# hickory turning blanks



## sawdust703 (Jul 6, 2014)

good morning folks!! I am new to the lathe, but have a couple requests for projects on the lath turned out of hickory. I'm looking for blanks about 3' long, and 2" to 3" in diameter. My requests are from OTR truck drivers. I've never worked with hickory, so I'm sure I'm in for an education, no doubt!! But none the less, any help would be appreciated. I live In far NW Kansas, & there just ain't much for wood selection here. Thanks for your time. Enjoy the day!!


----------



## Nubsnstubs (Aug 30, 2013)

You could request Pecan also. It's very close to Hickory. Neither wood will not disappoint you in character. Jerry (in Tucson)


----------



## TheDane (May 15, 2008)

> My requests are from OTR truck drivers.

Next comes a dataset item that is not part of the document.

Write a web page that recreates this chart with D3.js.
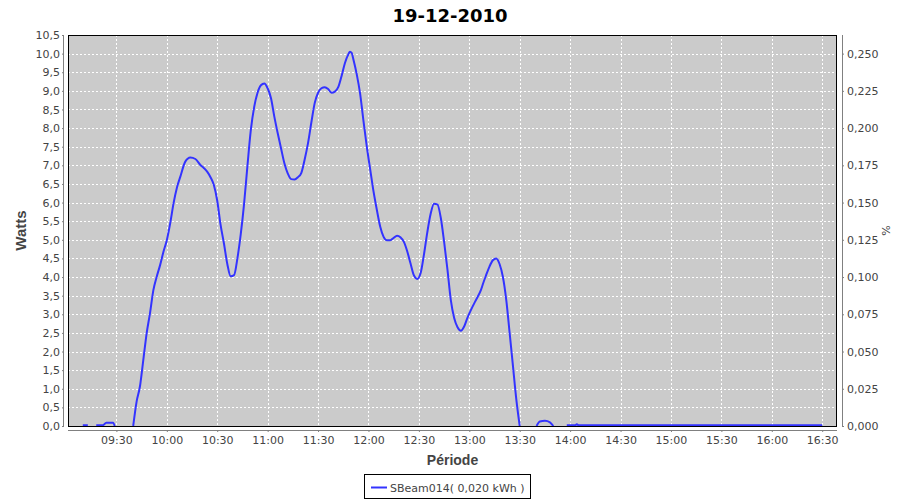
<!DOCTYPE html>
<html><head><meta charset="utf-8">
<script src="https://cdn.jsdelivr.net/npm/d3@7"></script>
<style>
body{margin:0;background:#fff;}
svg text{font-family:"DejaVu Sans",sans-serif;}
</style></head>
<body><svg id="c" width="900" height="500"></svg>
<script>
const title = "19-12-2010";
const seriesName = "SBeam014( 0,020 kWh )";
const times = ["09:10","09:13","09:14","09:18","09:22","09:24","09:28","09:29","09:35",
"09:40","09:42","09:44","09:46","09:48","09:50","09:52","09:54","09:56","09:58",
"10:00","10:02","10:04","10:06","10:08","10:11","10:14","10:17","10:20","10:22","10:24","10:26","10:28",
"10:30","10:32","10:34","10:36","10:38","10:40","10:42","10:44","10:46","10:48","10:50","10:52","10:54","10:56","10:58",
"11:00","11:02","11:04","11:06","11:08","11:10","11:12","11:14","11:16","11:18","11:20","11:22","11:24","11:26","11:28",
"11:30","11:32","11:34","11:36","11:38","11:40","11:42","11:44","11:46","11:48","11:49","11:50","11:51","11:53","11:55","11:57","11:59",
"12:01","12:03","12:05","12:07","12:09","12:11","12:13","12:15","12:17","12:19","12:21","12:23","12:25","12:27","12:29",
"12:31","12:33","12:35","12:37","12:39","12:41","12:43","12:45","12:47","12:49","12:51","12:53","12:55","12:57","12:59",
"13:01","13:03","13:05","13:07","13:08","13:10","13:12","13:14","13:16","13:18","13:20","13:22","13:24","13:26","13:28","13:30","13:32",
"13:40","13:42","13:45","13:48","13:50","13:52",
"13:58","14:03","14:04","14:05","14:30","15:00","15:30","16:00","16:30"];
const watts = [0.02,0.02,null,0.02,0.02,0.09,0.09,0.0,null,
0.0,0.65,1.06,1.77,2.49,3.03,3.65,4.01,4.32,4.68,
4.99,5.44,5.98,6.40,6.69,7.10,7.21,7.17,7.01,6.93,6.83,6.68,6.47,
6.05,5.40,4.90,4.35,4.02,4.05,4.50,5.15,5.98,7.00,7.95,8.57,8.95,9.15,9.20,
9.07,8.80,8.30,7.86,7.45,7.05,6.78,6.63,6.62,6.68,6.79,7.15,7.59,8.15,8.67,
8.95,9.07,9.10,9.05,8.95,8.98,9.10,9.40,9.75,9.98,10.05,10.02,9.85,9.45,8.93,8.20,7.50,
6.90,6.30,5.80,5.35,5.08,4.99,4.99,5.05,5.11,5.07,4.95,4.70,4.37,4.05,3.95,
4.10,4.60,5.20,5.70,5.97,5.95,5.60,4.95,4.20,3.38,2.90,2.65,2.56,2.68,2.92,
3.12,3.30,3.47,3.66,3.80,4.05,4.28,4.45,4.50,4.35,4.00,3.38,2.50,1.60,0.70,0.0,null,
0.0,0.12,0.14,0.10,0.0,null,
0.02,0.02,0.05,0.02,0.02,0.02,0.02,0.02,0.02];
const xTicks = ["09:30","10:00","10:30","11:00","11:30","12:00","12:30","13:00","13:30","14:00","14:30","15:00","15:30","16:00","16:30"];
const yTicks = d3.range(0, 10.51, 0.5);
const pctTicks = [0,0.025,0.05,0.075,0.1,0.125,0.15,0.175,0.2,0.225,0.25];
const xDomain = ["09:01:12","16:38:48"];
const yMax = 10.5, pctMax = 0.2625;

const day = "2010-12-19T";
const pt = s => new Date(day + (s.length===5 ? s+":00" : s));
const L=68, R=837, T=35, B=426;
const svg = d3.select("#c");
const x = d3.scaleTime().domain(xDomain.map(pt)).range([L,R]);
const y = d3.scaleLinear().domain([0,yMax]).range([B,T]);
const y2 = d3.scaleLinear().domain([0,pctMax]).range([B,T]);
const comma = f => v => d3.format(f)(v).replace(".",",");

svg.append("text").attr("x",450).attr("y",22).attr("text-anchor","middle")
  .style("font-size","18px").style("font-weight","bold").attr("fill","#000").text(title);

svg.append("rect").attr("x",L).attr("y",T).attr("width",R-L).attr("height",B-T).attr("fill","#cbcbcb");

const g = svg.append("g");
g.selectAll(".vg").data(xTicks).join("line")
  .attr("x1",d=>Math.round(x(pt(d)))+0.5).attr("x2",d=>Math.round(x(pt(d)))+0.5)
  .attr("y1",T).attr("y2",B).attr("stroke","#fff").attr("stroke-dasharray","2,2");
g.selectAll(".hg").data(yTicks.slice(1)).join("line")
  .attr("y1",d=>Math.round(y(d))+0.5).attr("y2",d=>Math.round(y(d))+0.5)
  .attr("x1",L).attr("x2",R).attr("stroke","#fff").attr("stroke-dasharray","2,2");

const data = times.map((t,i)=>({t:pt(t),v:watts[i]}));
const line = d3.line().defined(d=>d.v!==null).x(d=>x(d.t)).y(d=>y(d.v)).curve(d3.curveMonotoneX);
svg.append("path").datum(data).attr("d",line).attr("fill","none")
  .attr("stroke","#3333ff").attr("stroke-width",2);

svg.append("rect").attr("x",L+0.5).attr("y",T+0.5).attr("width",R-L-1).attr("height",B-T).attr("fill","none").attr("stroke","#000").attr("stroke-width",1);

// x axis
const xa = svg.append("g").attr("transform",`translate(0,${B+4})`)
  .call(d3.axisBottom(x).tickValues(xTicks.map(pt)).tickFormat(d3.timeFormat("%H:%M")).tickSize(2).tickPadding(4));
// y left
const ya = svg.append("g").attr("transform",`translate(${L-4},0)`)
  .call(d3.axisLeft(y).tickValues(yTicks).tickFormat(comma(".1f")).tickSize(2).tickPadding(2));
// y right
const y2a = svg.append("g").attr("transform",`translate(${R+5},0)`)
  .call(d3.axisRight(y2).tickValues(pctTicks).tickFormat(comma(".3f")).tickSize(2).tickPadding(3));
[xa,ya,y2a].forEach(a=>{
  a.selectAll("path").attr("stroke","#808080").attr("stroke-width",1);
  a.selectAll("line").attr("stroke","#808080");
  a.selectAll("text").attr("fill","#444").style("font-size","11px").style("font-family","DejaVu Sans");
});
xa.select("path").attr("d",`M${L},0.5H${R}`);
ya.select("path").attr("d",`M-0.5,${T}V${B}`);
y2a.select("path").attr("d",`M0.5,${T}V${B}`);

svg.append("text").attr("x",(L+R)/2).attr("y",465).attr("text-anchor","middle")
  .style("font-family","Liberation Sans").style("font-size","14px").style("font-weight","bold").attr("fill","#444").text("Période");
svg.append("text").attr("transform",`translate(26,${(T+B)/2}) rotate(-90)`).attr("text-anchor","middle")
  .style("font-family","Liberation Sans").style("font-size","15px").style("font-weight","bold").attr("fill","#444").text("Watts");
svg.append("text").attr("transform",`translate(890,${(T+B)/2}) rotate(-90)`).attr("text-anchor","middle")
  .style("font-size","11px").attr("fill","#444").text("%");

// legend
const lg = svg.append("g");
lg.append("rect").attr("x",364.5).attr("y",474.5).attr("width",166).attr("height",24).attr("fill","#fff").attr("stroke","#000");
lg.append("line").attr("x1",371).attr("x2",387).attr("y1",487.5).attr("y2",487.5).attr("stroke","#3333ff").attr("stroke-width",2);
lg.append("text").attr("x",390).attr("y",491.5).style("font-size","11px").attr("fill","#444").text(seriesName);
</script></body></html>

I have turned some tool handles out of hickory … hope you are up to speed on sharpening because hickory is tough stuff and dulls tools quickly.

Sounds like you are making tire thumpers. Unless your customer has a reason for wanting hickory, hard maple might be a good alternative.


----------



## hairy (Sep 23, 2008)

You might want to consider baseball bat blanks.

http://www.woodturnerscatalog.com/p/29/5225/Turners-Choice-Baseball-Bat-Blanks


----------



## sawdust703 (Jul 6, 2014)

Thank you for the input Gentlemen! As I stated in my op Dane, I'm pretty new to the lathe, and am in for an education, I'm very sure. I meant every word, Sir. I realize I have a lot to learn, That's why I was given two feet. To just take one step at a time. I'll look into the hard maple & pecan, but the customer specified hickory. We'll see what I can come up with. I will be asking plenty of questions of you fellas with all your knowledge, so be prepared. In the mean time, again, I do appreciate your input, and enjoy your day.


----------